Novel repumping on $^{3}$P$_{0}$$\rightarrow$$^{3}$D$_{1}$ for Sr magneto-optical trap and Land\'e g factor measurement of $^{3}$D$_{1}$

TL;DR

This paper introduces a novel repumping scheme and a self-assembled Zeeman slower to significantly enhance strontium atom trapping efficiency and accurately measure the Landé g factor of the $^{3}$D$_{1}$ state, advancing quantum technology applications.

Contribution

The study presents a new repumping method combined with a self-assembled Zeeman slower, achieving a 15-fold increase in atom number and precise Landé g factor measurement for $^{88}$Sr.

Findings

Atom number in blue MOT increased by a factor of 15.

Measured Landé g factor of $^{3}$D$_{1}$ is 0.4995(88).

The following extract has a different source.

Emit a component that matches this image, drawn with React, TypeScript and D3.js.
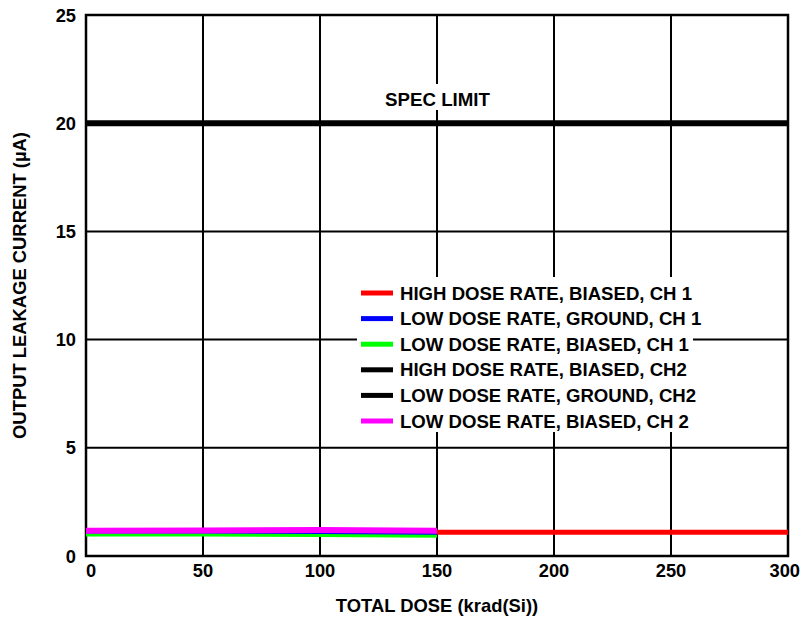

Enhanced techniques benefit quantum applications.

Abstract

We realize an experimental facility for cooling and trapping strontium (Sr) atoms and measure the Land\'e g factor of $^{3}$D$_{1}$ of $^{88}$Sr. Thanks to a novel repumping scheme with the $^{3}$P$_{2}$$\rightarrow$$^{3}$S$_{1}$ and $^{3}$P$_{0}$$\rightarrow$$^{3}$D$_{1}$ combination and the permanent magnets based self-assembled Zeeman slower, the peak atom number in the continuously repumped blue MOT is enhanced by a factor of 15 with respect to the non-repumping case, and reaches $\sim$1 billion. Furthermore, using the resolved-sideband Zeeman spectroscopy, the Land\'e g factor of $^{3}$D$_{1}$ is measured to be 0.4995(88) showing a good agreement with the theoretical value of 0.4988. The results will have an impact on various applications including atom laser, dipolar interactions, quantum information and precision measurements.